WORK INSTRUCTIONS:
Pictures stay out of this copy, which runs from the first line of the material through the line containing "const yTickMarks = ['star', ''];".

________

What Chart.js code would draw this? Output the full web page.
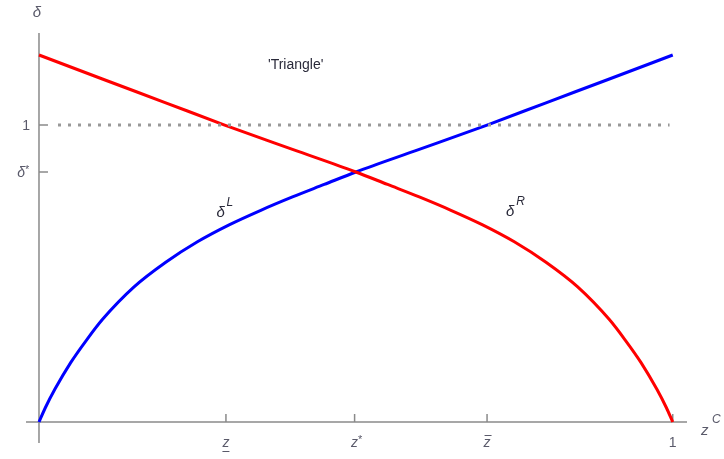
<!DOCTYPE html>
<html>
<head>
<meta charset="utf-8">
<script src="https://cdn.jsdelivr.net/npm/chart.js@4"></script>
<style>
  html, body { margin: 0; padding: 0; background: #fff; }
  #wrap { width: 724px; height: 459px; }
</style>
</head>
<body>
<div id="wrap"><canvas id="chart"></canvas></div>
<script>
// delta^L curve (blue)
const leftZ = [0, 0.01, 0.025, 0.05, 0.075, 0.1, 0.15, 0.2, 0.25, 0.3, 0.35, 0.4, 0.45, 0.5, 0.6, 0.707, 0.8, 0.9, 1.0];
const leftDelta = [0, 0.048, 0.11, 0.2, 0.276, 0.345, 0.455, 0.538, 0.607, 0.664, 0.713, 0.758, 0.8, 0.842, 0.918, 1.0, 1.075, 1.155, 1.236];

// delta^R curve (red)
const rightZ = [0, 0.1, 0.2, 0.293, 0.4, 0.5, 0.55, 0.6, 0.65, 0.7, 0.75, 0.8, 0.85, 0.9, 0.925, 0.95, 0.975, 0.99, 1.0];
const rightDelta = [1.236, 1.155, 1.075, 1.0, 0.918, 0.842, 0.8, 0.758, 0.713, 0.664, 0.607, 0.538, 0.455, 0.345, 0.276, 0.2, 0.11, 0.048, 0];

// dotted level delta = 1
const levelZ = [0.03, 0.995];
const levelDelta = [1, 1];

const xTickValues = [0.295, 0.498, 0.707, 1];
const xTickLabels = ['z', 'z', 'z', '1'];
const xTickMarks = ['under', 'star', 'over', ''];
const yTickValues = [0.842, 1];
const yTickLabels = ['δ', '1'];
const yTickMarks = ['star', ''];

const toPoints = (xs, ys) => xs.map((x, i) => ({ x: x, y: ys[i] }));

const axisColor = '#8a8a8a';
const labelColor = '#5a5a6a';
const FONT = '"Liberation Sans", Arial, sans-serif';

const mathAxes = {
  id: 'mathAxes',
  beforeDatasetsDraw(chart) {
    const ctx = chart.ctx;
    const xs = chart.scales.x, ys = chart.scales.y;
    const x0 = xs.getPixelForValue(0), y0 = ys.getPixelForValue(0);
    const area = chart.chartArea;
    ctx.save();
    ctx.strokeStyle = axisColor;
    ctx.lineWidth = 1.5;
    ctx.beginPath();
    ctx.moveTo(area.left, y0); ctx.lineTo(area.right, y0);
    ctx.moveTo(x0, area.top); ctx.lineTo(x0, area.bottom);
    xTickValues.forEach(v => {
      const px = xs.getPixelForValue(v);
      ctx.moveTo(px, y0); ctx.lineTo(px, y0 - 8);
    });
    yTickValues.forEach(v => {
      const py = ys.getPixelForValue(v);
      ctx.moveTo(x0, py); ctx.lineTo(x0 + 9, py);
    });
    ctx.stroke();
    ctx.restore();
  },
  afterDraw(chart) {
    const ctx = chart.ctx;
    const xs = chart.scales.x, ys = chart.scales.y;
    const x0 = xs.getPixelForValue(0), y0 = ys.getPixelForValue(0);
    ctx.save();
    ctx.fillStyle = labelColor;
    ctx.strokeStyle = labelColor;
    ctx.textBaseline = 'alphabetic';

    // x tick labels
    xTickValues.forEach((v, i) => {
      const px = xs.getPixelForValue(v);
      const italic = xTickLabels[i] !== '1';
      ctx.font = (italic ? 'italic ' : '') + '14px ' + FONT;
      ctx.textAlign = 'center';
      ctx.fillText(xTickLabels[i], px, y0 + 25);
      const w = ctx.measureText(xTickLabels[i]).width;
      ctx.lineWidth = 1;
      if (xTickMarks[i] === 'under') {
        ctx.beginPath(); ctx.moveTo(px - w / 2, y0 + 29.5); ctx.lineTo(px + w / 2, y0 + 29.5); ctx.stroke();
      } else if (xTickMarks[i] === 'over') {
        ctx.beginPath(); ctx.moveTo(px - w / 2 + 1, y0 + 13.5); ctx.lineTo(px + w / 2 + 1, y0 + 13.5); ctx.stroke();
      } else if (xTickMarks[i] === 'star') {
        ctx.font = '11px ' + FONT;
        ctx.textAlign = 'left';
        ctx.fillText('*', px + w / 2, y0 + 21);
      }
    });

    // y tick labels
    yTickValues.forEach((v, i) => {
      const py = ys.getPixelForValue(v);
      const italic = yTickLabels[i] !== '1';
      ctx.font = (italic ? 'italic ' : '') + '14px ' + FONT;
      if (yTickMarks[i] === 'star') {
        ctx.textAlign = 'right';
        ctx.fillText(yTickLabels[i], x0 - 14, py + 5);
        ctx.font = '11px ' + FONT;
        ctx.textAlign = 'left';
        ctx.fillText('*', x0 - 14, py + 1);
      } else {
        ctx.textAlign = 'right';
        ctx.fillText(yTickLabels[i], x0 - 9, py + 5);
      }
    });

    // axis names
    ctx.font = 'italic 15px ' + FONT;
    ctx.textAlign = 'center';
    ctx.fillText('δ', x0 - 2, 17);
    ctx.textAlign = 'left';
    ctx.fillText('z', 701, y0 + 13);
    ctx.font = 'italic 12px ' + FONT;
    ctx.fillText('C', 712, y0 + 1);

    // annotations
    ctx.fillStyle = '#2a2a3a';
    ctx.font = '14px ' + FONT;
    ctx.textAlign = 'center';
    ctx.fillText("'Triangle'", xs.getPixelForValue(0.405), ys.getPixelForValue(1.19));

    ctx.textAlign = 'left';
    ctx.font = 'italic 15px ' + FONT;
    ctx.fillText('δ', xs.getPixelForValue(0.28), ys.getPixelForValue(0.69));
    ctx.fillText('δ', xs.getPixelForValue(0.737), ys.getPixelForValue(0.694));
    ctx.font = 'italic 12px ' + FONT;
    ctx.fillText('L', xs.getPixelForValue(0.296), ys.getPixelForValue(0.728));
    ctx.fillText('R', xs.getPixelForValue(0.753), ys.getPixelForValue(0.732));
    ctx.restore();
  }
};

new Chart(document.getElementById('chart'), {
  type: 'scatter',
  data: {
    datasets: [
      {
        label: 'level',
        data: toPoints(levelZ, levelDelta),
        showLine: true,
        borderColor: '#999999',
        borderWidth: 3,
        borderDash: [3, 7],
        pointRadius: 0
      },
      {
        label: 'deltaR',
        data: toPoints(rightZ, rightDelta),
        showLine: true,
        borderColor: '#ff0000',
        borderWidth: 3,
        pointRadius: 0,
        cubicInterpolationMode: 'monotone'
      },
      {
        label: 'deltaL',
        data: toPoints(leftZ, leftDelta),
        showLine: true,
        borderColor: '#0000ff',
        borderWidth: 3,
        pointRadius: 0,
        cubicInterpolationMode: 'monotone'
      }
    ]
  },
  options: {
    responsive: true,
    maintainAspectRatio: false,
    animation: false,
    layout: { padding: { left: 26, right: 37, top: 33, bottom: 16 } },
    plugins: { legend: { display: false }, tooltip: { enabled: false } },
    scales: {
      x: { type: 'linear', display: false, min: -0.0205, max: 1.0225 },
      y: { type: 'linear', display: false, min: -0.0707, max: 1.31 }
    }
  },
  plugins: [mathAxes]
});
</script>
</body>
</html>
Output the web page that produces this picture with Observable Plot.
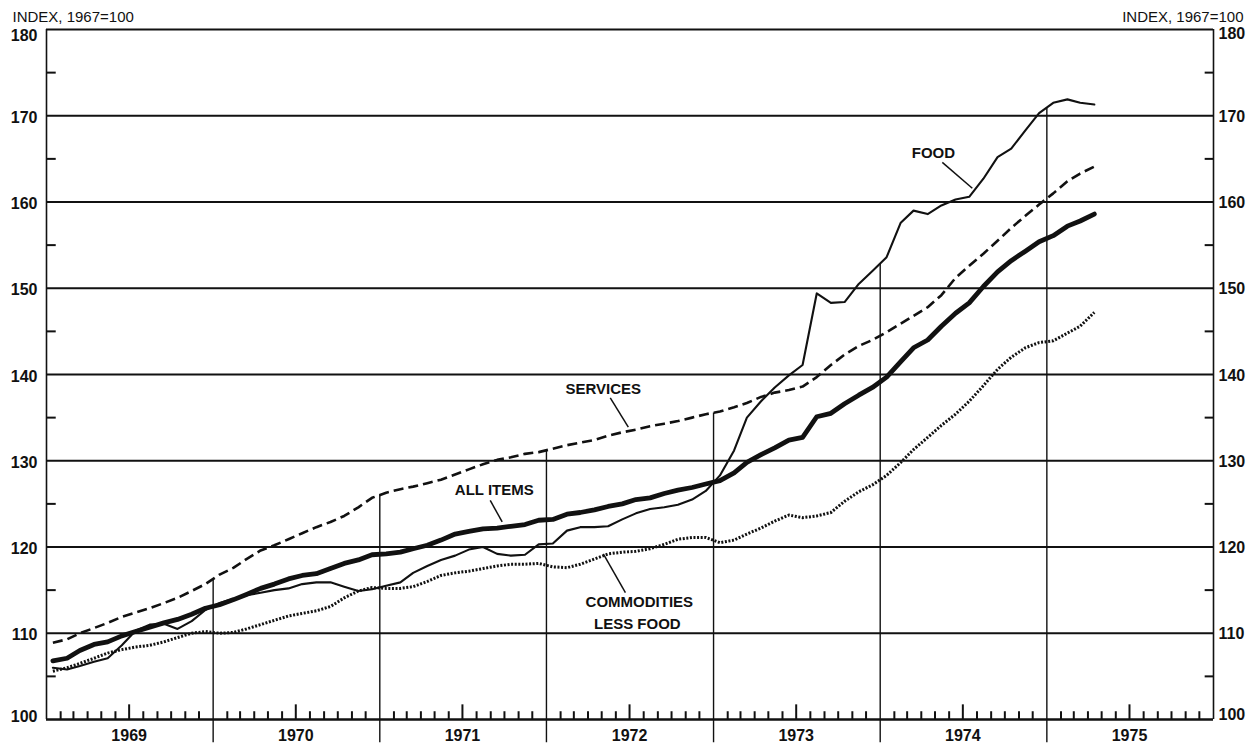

________

PROBLEM SOLUTION:
What Chart.js code would draw this? Output the full web page.
<!DOCTYPE html>
<html>
<head>
<meta charset="utf-8">
<script src="https://cdn.jsdelivr.net/npm/chart.js@4"></script>
<style>
  html, body { margin: 0; padding: 0; background: #fff; }
  #wrap { width: 724px; height: 459px; }
</style>
</head>
<body>
<div id="wrap"><canvas id="chart"></canvas></div>
<script>
// delta^L curve (blue)
const leftZ = [0, 0.01, 0.025, 0.05, 0.075, 0.1, 0.15, 0.2, 0.25, 0.3, 0.35, 0.4, 0.45, 0.5, 0.6, 0.707, 0.8, 0.9, 1.0];
const leftDelta = [0, 0.048, 0.11, 0.2, 0.276, 0.345, 0.455, 0.538, 0.607, 0.664, 0.713, 0.758, 0.8, 0.842, 0.918, 1.0, 1.075, 1.155, 1.236];

// delta^R curve (red)
const rightZ = [0, 0.1, 0.2, 0.293, 0.4, 0.5, 0.55, 0.6, 0.65, 0.7, 0.75, 0.8, 0.85, 0.9, 0.925, 0.95, 0.975, 0.99, 1.0];
const rightDelta = [1.236, 1.155, 1.075, 1.0, 0.918, 0.842, 0.8, 0.758, 0.713, 0.664, 0.607, 0.538, 0.455, 0.345, 0.276, 0.2, 0.11, 0.048, 0];

// dotted level delta = 1
const levelZ = [0.03, 0.995];
const levelDelta = [1, 1];

const xTickValues = [0.295, 0.498, 0.707, 1];
const xTickLabels = ['z', 'z', 'z', '1'];
const xTickMarks = ['under', 'star', 'over', ''];
const yTickValues = [0.842, 1];
const yTickLabels = ['δ', '1'];
const yTickMarks = ['star', ''];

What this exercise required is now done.